No muy lejos de donde vivía estaba el bar que me había indicado Luis, donde se reunían españoles y algunos de ellos eran refugiados políticos, se encontraba frente en la boca de metro Ecole Militaire, muy cerca de la Tour Eiffel, en unos días entablé relación con Juana, que era de la CNT, y Alberto, del PC. Más tarde conocí a "El Pirata", nunca supe su nombre, se hacía llamar "Pira". Al igual que Juana pertenecía a las Juventudes Anarquistas, hablamos un poco de todo, yo tenía que acomodarme a sus planteamientos un tanto libertarios, aunque me consideraba más afín a Alberto y Juana ‒Juana se sentaba alguna vez con nosotros, pertenecía a las Juventudes Comunistas, era nacida en Francia de padres españoles‒, las ideologías no se repelían, en cuanto el eje de la conversación solía converger en la dictadura franquista apoyada por la iglesia.

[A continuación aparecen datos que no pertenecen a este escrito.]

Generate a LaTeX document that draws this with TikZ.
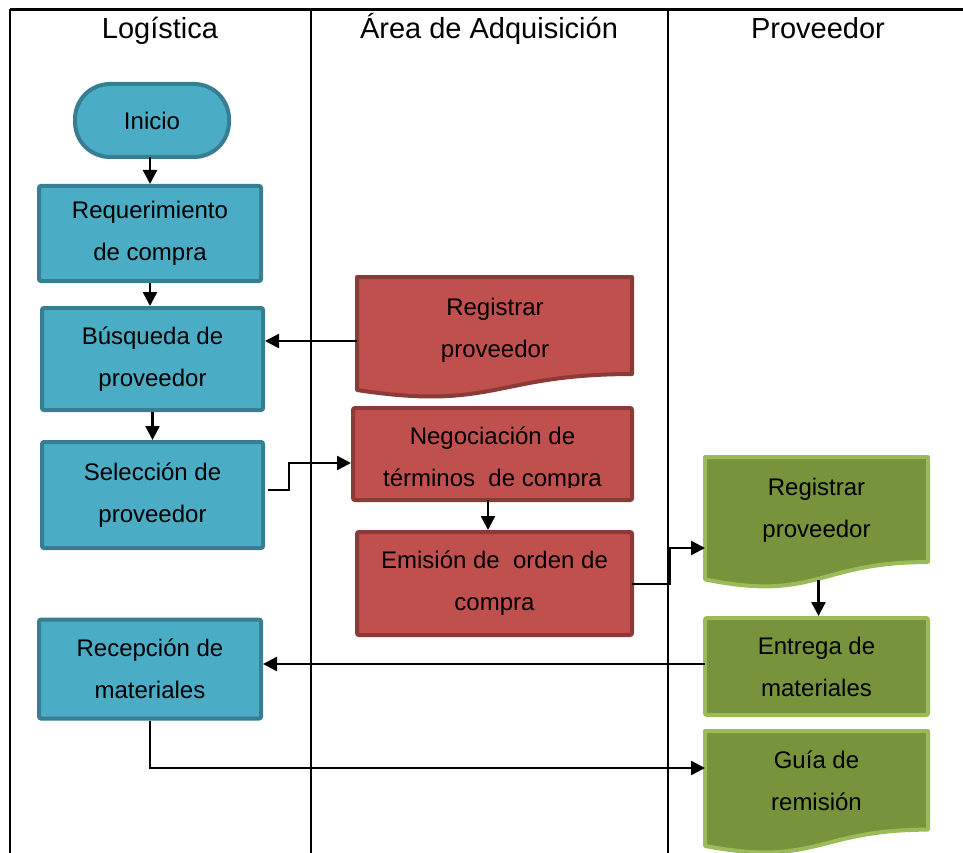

Boca del Metro Ecole Militaire en Paris.
Boca del Metro Ecole Militaire en Paris.

El hecho de haber estado en la Guerra de Ifni, que había sido muy comentada en la prensa francesa, hizo que el acercamiento al pequeño grupo fuera más fácil. Me preguntaban por la verdad de lo ocurrido, y mi verdad sobre los hechos, que ponía a Franco en mal lugar, notaba que les sonaba bien. Un día Luis se presentó en el bar ‒tenía que decirme algo, y al no encontrarme en el hostal supuso que me encontraba en el bar‒, a Luis lo conocían y sabían de su activismo, por lo que le tenían un cierto respeto, al hablar de mí y por lo que estaba en París, ya todos me consideraron uno más. Tiempo después me explicaron que al principio tenían sobre mí un cierto recelo, porque sospechaban que podía ser un posible infiltrado por el Régimen.

Luis me explicó que había hablado con Paco ‒del grupo republicano del hostal‒ que era muy amigo de Valentín González "El Campesino", había hablado con él por si podía encontrarme algún trabajo, cosa muy difícil sin la documentación pertinente.

Habían pasado ya dos meses y me daba cuenta que me harían falta ingresos. Hablé con Paco, que me dio la dirección de Valentín, donde tenía que ir al día siguiente a las ocho de la mañana.